Thursday 22 October 2015

Sky sails on - 133,000 new UK broadband customers in Q1

Very strong results from Sky for the first quarter which now includes the more pan european focus of Germany and Italy (in anticipation perhaps of the potential digital single market).

Much was made at the time of the loss of Champions League rights in both the UK and Italian markets but in response Sky added 134,000 customers in UK with, if I have read this right, 133,000 taking a broadband package and 43,000 taking a TV package. Churn levels might have been expected to jump but stayed on trend at about 10%. As they might say to BT "take that sports lover".

It does not look like Sky engaged in insane levels of marketing spend to achieve this but perhaps that is hidden somewhere in the numbers.

On the specific point of the Champions League rights Jeremy Darroch commented "We've pretty much sailed on as we did in the fourth quarter". He also offered a view that the broadband customer adds had come from other operators not new entrants although suggested we wait for other results to come out in the next few weeks.

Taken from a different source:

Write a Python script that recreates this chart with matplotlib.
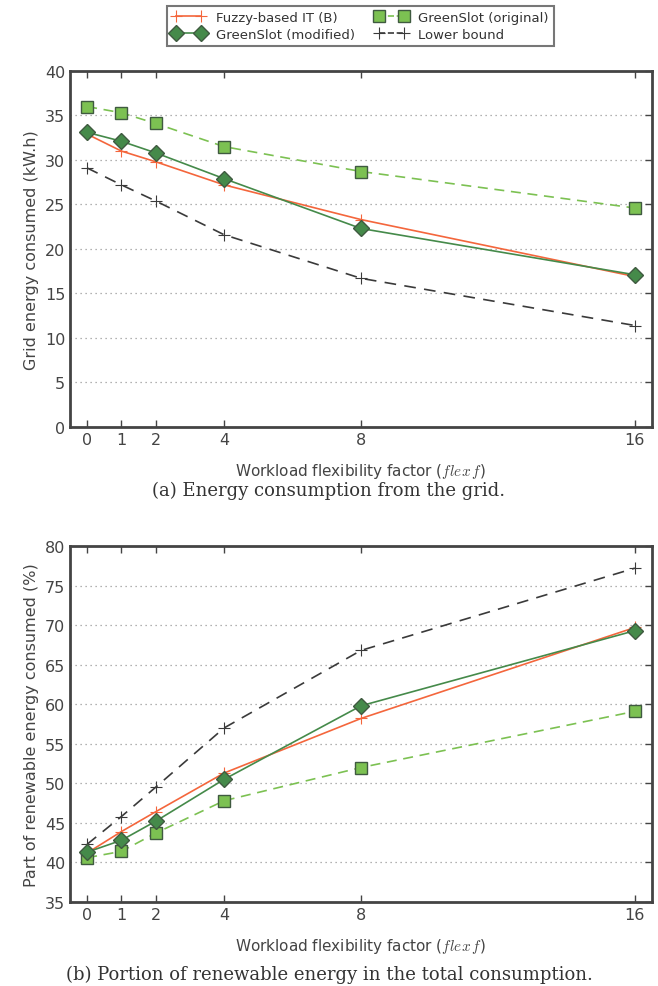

This is fascinating and raises a number of questions

1. Does this suggest that the Champions League has no real value to Sky in terms of customer acquisition and retention ? - Yes it looks like it which is not great news for UEFA but does explain why Sky did not try to outbid BT.

2. If so is the reverse true and will BT add relatively few customers as a result. - This is more complicated and will depend on the strength of BT's overall proposition but the quarterly results are out on the 29th October. Broadband penetration in the UK is at about 80% of adults so overall growth is possible without a positive impact from the Champions League.

3. Is this clear evidence that Sky has now diversified its offering via broadband, NowTV, Sky Store etc so much that it is no longer reliant on Premium Sports rights ? To old hands (& potential flat earthers) in the industry this is almost heresy but is starting to look accurate. Therefore is the current rights inflation in the UK of Premier League rights purely a result of competition between BT and Sky ?

This goes some way to explaining the relaxed attitude at Sky to widespread 24/7/365 content leakage via piracy. Content exclusivity is not what is was and the view is perhaps that consumers of pirate content are not ever going to be subscribers.

An alternative view is that due to the high levels of live piracy that exist in sport "exclusive" rights deals no longer have the power to create or shift a subscriber base.

Either way Sky have altered their offering so much that exclusivity of premium content is no longer the main driver but one of many drivers.

BT appear to be taking a more old school approach based on exclusive content  - so very interesting set of results on the 29th.